On May 11, 1995, the Board of Trustees approved the renaming and reorganization of the College. It was renamed the College of Agricultural, Consumer, and Environmental Sciences and several changes were made in the organization of departments and divisions.11 The Department of Horticulture was combined with three other entities to create the Department of Natural Resources and Environmental Sciences. The three other entities were: the Department of Forestry; the Office of Agricultural Entomology; and the soil scientists from the Department of Agronomy.12

1. Board of Trustees Transactions, 1st Report, May 7, 1867, p. 50.

2. Circular and Catalogue, 1968-69, p. 6.

3. Board of Trustees Transactions, 4th Report, 1870-71, pp. 37, 39.

4. Catalogue and Circular, 1879-80, pp. 28-29.

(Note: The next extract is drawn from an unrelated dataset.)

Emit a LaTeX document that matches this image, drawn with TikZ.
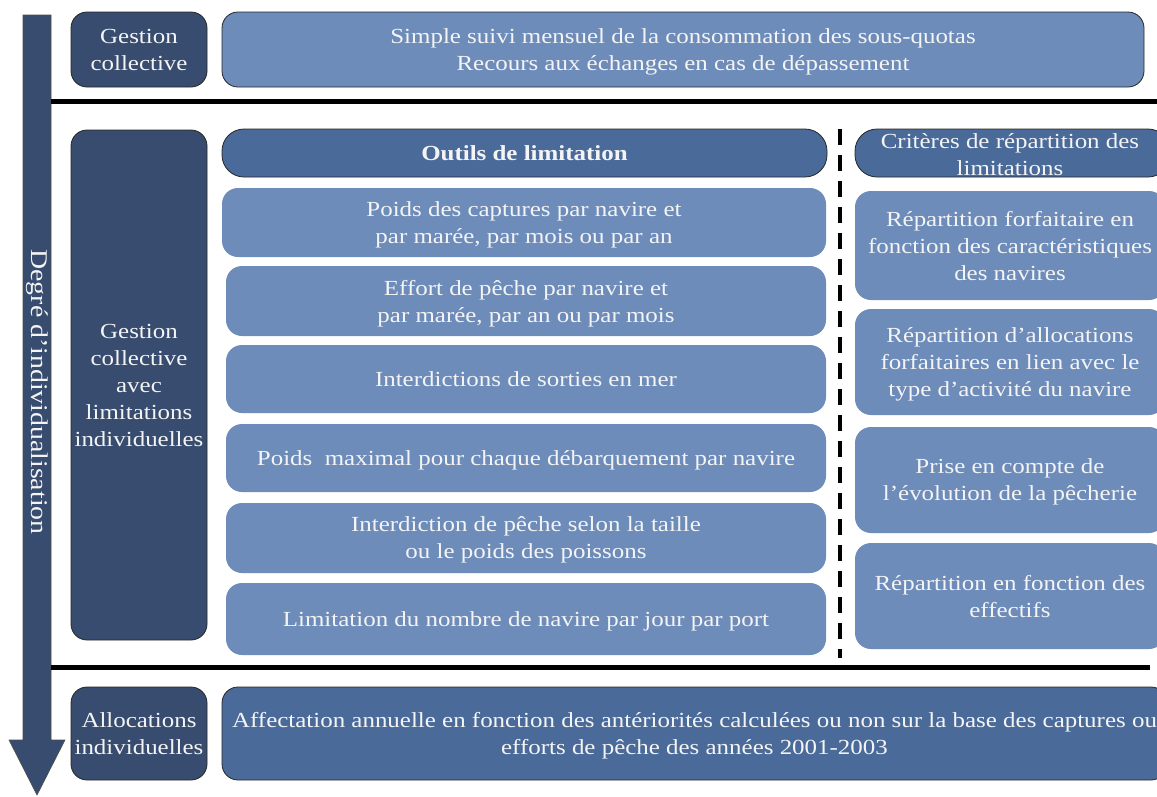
\documentclass[tikz,border=0pt]{standalone}
\usepackage{fontspec}
\setmainfont[FakeStretch=1.16]{Liberation Serif}
\definecolor{darkb}{HTML}{374C6E}
\definecolor{medb}{HTML}{4A6A9A}
\definecolor{lightb}{HTML}{6D8CBA}
\definecolor{txtw}{HTML}{F4F4F4}
\begin{document}
\begin{tikzpicture}[x=1pt,y=-1pt,
  font=\fontsize{21.5}{27}\selectfont,
  box/.style={rounded corners=16pt, align=center, text=txtw, inner sep=0pt, text depth=0pt},
  darkbox/.style={box, fill=darkb, draw=black!85, line width=0.8pt},
  medbox/.style={box, fill=medb, draw=black!85, line width=0.8pt},
  topbox/.style={box, fill=lightb, draw=black!85, line width=0.8pt},
  lightbox/.style={box, fill=lightb, draw=none},
  sepline/.style={line width=5pt, black},
  dashsep/.style={line width=4.5pt, black, dash pattern=on 16pt off 10pt}]
\useasboundingbox (0,0) rectangle (1157,796);
% arrow
\filldraw[fill=darkb, draw=black!70, line width=0.6pt] (23,15) -- (51,15) -- (51,740) -- (65,740) -- (37,795) -- (9,740) -- (23,740) -- cycle;
\node[rotate=-90, text=txtw, font=\fontsize{24}{28}\selectfont] (deg) at (37,392) {Degré d’individualisation};
% separators
\coordinate (s1a) at (51,101); \coordinate (s1b) at (1157,101);
\coordinate (s2a) at (51,667); \coordinate (s2b) at (1150,667);
\coordinate (d1) at (840,129); \coordinate (d2) at (840,658);
\draw[sepline] (s1a) -- (s1b);
\draw[sepline] (s2a) -- (s2b);
\draw[dashsep] (d1) -- (d2);
% top row
\node[darkbox, minimum width=136pt, minimum height=75pt] (gc) at (139,49.5) {Gestion\\collective};
\node[topbox, minimum width=922pt, minimum height=75pt] (suivi) at (683,49.5) {Simple suivi mensuel de la consommation des sous-quotas\\Recours aux échanges en cas de dépassement};
% middle
\node[darkbox, minimum width=136pt, minimum height=510pt] (gcl) at (139,385) {Gestion\\collective\\avec\\limitations\\individuelles};
\node[medbox, rounded corners=22pt, minimum width=605pt, minimum height=48pt, font=\fontsize{21.5}{27}\selectfont\bfseries] (outils) at (524.5,153) {Outils de limitation};
\node[lightbox, minimum width=604pt, minimum height=69pt] (o1) at (524,222.5) {Poids des captures par navire et\\par marée, par mois ou par an};
\node[lightbox, minimum width=600pt, minimum height=70pt] (o2) at (526,301) {Effort de pêche par navire et\\par marée, par an ou par mois};
\node[lightbox, minimum width=600pt, minimum height=68pt] (o3) at (526,379) {Interdictions de sorties en mer};
\node[lightbox, minimum width=600pt, minimum height=68pt] (o4) at (526,458) {Poids~ maximal pour chaque débarquement par navire};
\node[lightbox, minimum width=600pt, minimum height=70pt] (o5) at (526,538) {Interdiction de pêche selon la taille\\ou le poids des poissons};
\node[lightbox, minimum width=600pt, minimum height=72pt] (o6) at (526,619) {Limitation du nombre de navire par jour par port};
% right column
\draw[medb, fill=medb, draw=black!85, line width=0.8pt, rounded corners=22pt] (855,129) rectangle (1170,177);
\node[text=txtw, align=center, inner sep=0pt] (crit) at (1010,155) {Critères de répartition des\\limitations};
\node[lightbox, minimum width=310pt, minimum height=109pt] (c1) at (1010,245.5) {Répartition forfaitaire en\\fonction des caractéristiques\\des navires};
\node[lightbox, minimum width=310pt, minimum height=106pt] (c2) at (1010,362) {Répartition d’allocations\\forfaitaires en lien avec le\\type d’activité du navire};
\node[lightbox, minimum width=310pt, minimum height=106pt] (c3) at (1010,480) {Prise en compte de\\l’évolution de la pêcherie};
\node[lightbox, minimum width=310pt, minimum height=106pt] (c4) at (1010,596) {Répartition en fonction des\\effectifs};
% bottom
\node[darkbox, minimum width=136pt, minimum height=93pt] (ai) at (139,733.5) {Allocations\\individuelles};
\node[medbox, minimum width=945pt, minimum height=93pt] (aff) at (694.5,733.5) {Affectation annuelle en fonction des antériorités calculées ou non sur la base des captures ou\\efforts de pêche des années 2001-2003};
\end{tikzpicture}
\end{document}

5. Ibid., 1896-97, p. 163.

6. Ibid., 1899-1900, p. 139.

7. Richard Moores, Fields of Rich Toil, (Urbana: 1970), p. 155, n. 19.

8. Ibid.

9. Undergraduate Programs Catalog, 1973-75, p. 118.

10. Moores, p. 212.

11. Board of Trustees Transactions, 68th Report, May 11, 1995, p. 277-8.

12. University of Illinois, Faculty and Student Senate, Urbana-Champaign Senate, meeting minutes, March 27, 1995, EP 94.33, p. 35.; SEE Natural Resources and Environmental Sciences, RG 8/10.